Reputation: 617
I' like to run ELKI k-means clustering in command line.
It seems that running time is too short compared with R programming. I tried to run k-means clustering in R, then It took about 100 seconds. Moreover, there is no change among k=5, k=10 and so on.
file.tsv
has 60,000 rows and 25 columns.
START=$(date +%s)
k=5
java -jar elki.jar KDDCLIApplication \
-dbc.in "file.tsv" \
-dbc.parser NumberVectorLabelParser \
-parser.colsep "\t" \
-algorithm clustering.kmeans.KMeansLloyd \
-kmeans.k $k \
-kmeans.initialization KMeansPlusPlusInitialMeans \
-kmeans.maxiter 9999 \
-resulthandler ResultWriter -out.gzip false \
-out output/k-$k \
END=$(date +%s)
DIFF=$(( $END - $START ))
echo "It took $DIFF seconds"
The output is "It took 5 seconds"
START=$(date +%s)
k=10
java -jar elki.jar ...
...
END=$(date +%s)
DIFF=$(( $END - $START ))
echo "It took $DIFF seconds"
This case k=10
is also "It took 5 seconds"
.
Why is there no change among cluster sizes? Does the code have some problems?
Upvotes: 2
Views: 773
Reputation: 8725
5 seconds is probably too fast to get you a reliable measurement.

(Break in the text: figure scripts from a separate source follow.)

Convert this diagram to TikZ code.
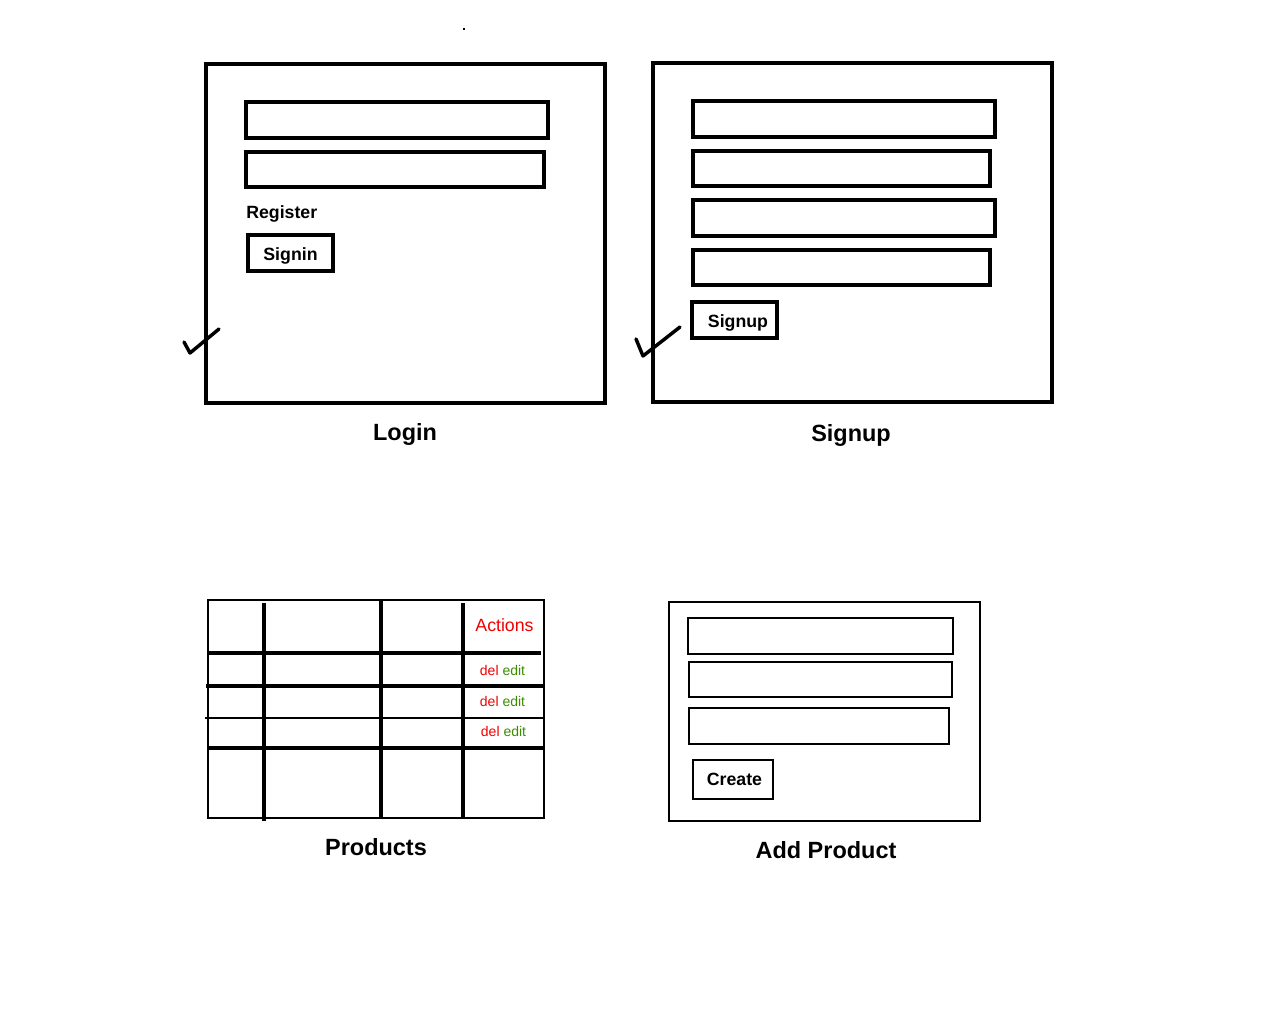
\documentclass[tikz,border=0pt]{standalone}
\usepackage{fontspec}
\setmainfont{Liberation Sans}
\begin{document}
\begin{tikzpicture}[x=0.75pt,y=-0.75pt,
  heavy/.style={draw=black,line width=2.5pt},
  medium/.style={draw=black,line width=1.7pt},
  title/.style={font=\fontsize{17.6}{20}\selectfont\bfseries,inner sep=0pt},
  btntext/.style={font=\fontsize{13.3}{16}\selectfont\bfseries,inner sep=0pt},
  tick/.style={draw=black,line width=2.6pt,line join=round,line cap=round},
  small/.style={font=\fontsize{10.5}{12}\selectfont,inner sep=0pt}]
\definecolor{actred}{RGB}{240,0,0}
\definecolor{actgreen}{RGB}{60,140,0}
\useasboundingbox (0,0) rectangle (1280,1024);
\fill[white] (0,0) rectangle (1280,1024);
\fill[black] (463,28) rectangle (465,30);

% ---- Login screen ----
\draw[heavy] (206,64) rectangle (605,403);
\draw[heavy] (246,102) rectangle (548,138);
\draw[heavy] (246,152) rectangle (544,187);
\node[btntext,anchor=west] (register) at (246,214) {Register};
\draw[heavy] (248,235) rectangle (333,271);
\node[btntext] (signin) at (290.5,256) {Signin};
\draw[tick] (184,342) -- (190,353) -- (219,329);
\node[title] (login) at (405,434) {Login};

% ---- Signup screen ----
\draw[heavy] (653,63) rectangle (1052,402);
\draw[heavy] (693,101) rectangle (995,137);
\draw[heavy] (693,151) rectangle (990,186);
\draw[heavy] (693,200) rectangle (995,236);
\draw[heavy] (693,250) rectangle (990,285);
\draw[heavy] (692,302) rectangle (777,338);
\node[btntext] (signupbtn) at (738,323) {Signup};
\draw[tick] (636,339) -- (643,356) -- (680,327);
\node[title] (signup) at (851,435) {Signup};

% ---- Products table ----
\draw[medium] (208,600) rectangle (544,818);
\draw[heavy] (264,603) -- (264,821);
\draw[heavy] (381,600) -- (381,818);
\draw[heavy] (463,603) -- (463,818);
\draw[heavy] (208,653) -- (541,653);
\draw[heavy] (206,686) -- (543,686);
\draw[medium] (205,718) -- (543,718);
\draw[heavy] (208,748) -- (544,748);
\node[font=\fontsize{13.3}{16}\selectfont,text=actred,inner sep=0pt] (actions) at (504.5,625) {Actions};
\node[small] (row1) at (502.5,670) {\textcolor{actred}{del} \textcolor{actgreen}{edit}};
\node[small] (row2) at (502.5,701) {\textcolor{actred}{del} \textcolor{actgreen}{edit}};
\node[small] (row3) at (503.5,731) {\textcolor{actred}{del} \textcolor{actgreen}{edit}};
\node[title] (products) at (376,847) {Products};

% ---- Add Product form ----
\draw[medium] (669,602) rectangle (980,821);
\draw[medium] (688,618) rectangle (953,654);
\draw[medium] (689,662) rectangle (952,697);
\draw[medium] (689,708) rectangle (949,744);
\draw[medium] (693,760) rectangle (773,799);
\node[btntext] (create) at (734.5,779) {Create};
\node[title] (addproduct) at (826,850) {Add Product};
\end{tikzpicture}
\end{document}
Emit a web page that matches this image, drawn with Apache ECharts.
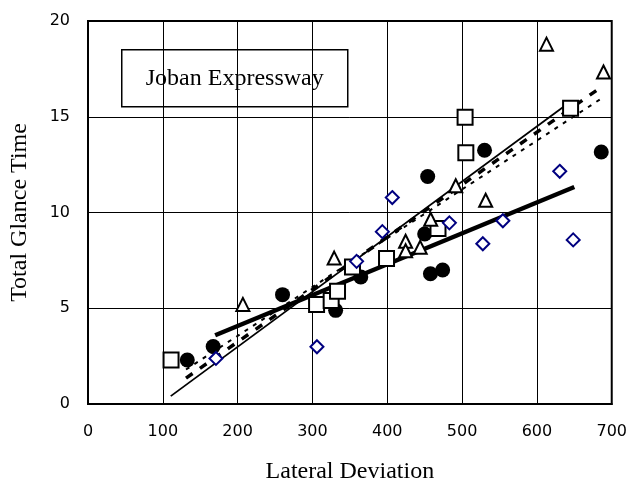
<!DOCTYPE html>
<html><head><meta charset="utf-8">
<script src="https://cdn.jsdelivr.net/npm/echarts@6/dist/echarts.min.js"></script>
<style>html,body{margin:0;padding:0;background:#fff}#c{width:630px;height:489px}</style>
</head><body><div id="c"></div>
<script>
const xTicks = [0,100,200,300,400,500,600,700];
const yTicks = [0,5,10,15,20];
const circles = [[132.7,2.3],[167.3,3.0],[260,5.71],[331,4.89],[364.6,6.63],[450,8.88],[454,11.88],[457.7,6.8],[474,7.0],[530,13.25],[686,13.16]];
const squares = [[111,2.3],[305.5,5.2],[325,5.4],[333.5,5.89],[353.5,7.15],[399,7.6],[467.8,9.17],[504,14.98],[505,13.12],[645,15.45]];
const triangles = [[207,5.2],[329,7.62],[424.5,8.5],[424.5,8.0],[444,8.18],[458,9.65],[491.5,11.4],[531.5,10.64],[612.8,18.79],[689,17.34]];
const diamonds = [[171,2.38],[306,2.99],[359,7.45],[393.4,9.0],[406.7,10.78],[483,9.46],[527.7,8.37],[554.5,9.57],[630.5,12.15],[648.5,8.57]];
const lineThin = [[110.6,0.41],[642,15.7]];
const lineThick = [[170,3.59],[650,11.33]];
const lineDashed = [[131,1.35],[686,16.55]];
const lineDotted = [[131,1.8],[688,16.0]];
const boxText = 'Joban Expressway';

const chart = echarts.init(document.getElementById('c'));
const scat = (data, symbol, size, style) => ({type:'scatter', data, symbol, symbolSize:size, itemStyle:Object.assign({opacity:1}, style), z:5});
const ln = (data, width, type) => ({type:'line', data, symbol:'none', lineStyle:{color:'#000', width, type}, z:4});
chart.setOption({
  animation:false,
  grid:{left:88,right:16,top:21,bottom:82,show:true,borderColor:'#000',borderWidth:2,backgroundColor:'transparent'},
  xAxis:{type:'value',min:0,max:700,interval:100,
    name:'Lateral Deviation',nameLocation:'middle',nameGap:56,
    nameTextStyle:{fontFamily:'Liberation Serif',fontSize:24,color:'#000'},
    axisLine:{show:true,lineStyle:{color:'#000',width:2}},axisTick:{show:false},
    axisLabel:{color:'#000',fontFamily:'DejaVu Sans',fontSize:16,margin:20},
    splitLine:{show:true,lineStyle:{color:'#000',width:1}}},
  yAxis:{type:'value',min:0,max:20,interval:5,
    name:'Total Glance Time',nameLocation:'middle',nameGap:56,
    nameTextStyle:{fontFamily:'Liberation Serif',fontSize:24,color:'#000'},
    axisLine:{show:true,lineStyle:{color:'#000',width:2}},axisTick:{show:false},
    axisLabel:{color:'#000',fontFamily:'DejaVu Sans',fontSize:16,margin:18},
    splitLine:{show:true,lineStyle:{color:'#000',width:1}}},
  graphic:[{type:'group',left:121,top:49,children:[
    {type:'rect',shape:{x:0,y:0,width:226,height:57},style:{fill:'#fff',stroke:'#000',lineWidth:1.5}},
    {type:'text',x:113,y:29,style:{text:boxText,fill:'#000',font:'24px "Liberation Serif"',align:'center',verticalAlign:'middle'}}
  ]}],
  series:[
    ln(lineThin,1.8,'solid'),
    ln(lineThick,4.5,'solid'),
    ln(lineDashed,3.5,[8,9]),
    ln(lineDotted,2,[4,6]),
    scat(circles,'circle',15,{color:'#000'}),
    scat(squares,'rect',15,{color:'#fff',borderColor:'#000',borderWidth:2}),
    scat(triangles,'triangle',13,{color:'#fff',borderColor:'#000',borderWidth:2}),
    scat(diamonds,'diamond',13,{color:'#fff',borderColor:'#000080',borderWidth:2})
  ]
});
</script></body></html>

Furthermore, with a larger k
the result may converge with fewer iterations.
You may want to use -time
to see the time needed to run the actual algorithm. With your method, parsing and writing will have a non-neglible impact. -resulthandler DiscardResultHandler
will disable output, which is also reasonable for benchmarking.
You don't need to set -kmeans.maxiter 9999
. By default, ELKI will run k-means until convergence.
I believe there was an implementation weakness in k-Means++ initialization that made it more costly than necessary. Maybe initialization, parsing, writing, contributes a lot to your total runtime.
Also try using -resulthandler LogResultStructureResultHandler -verbose
to make sure the parser understood the file as intended (check the dimensionality!) With -verbose
you can also check that it does a reasonable number of iterations.
Upvotes: 1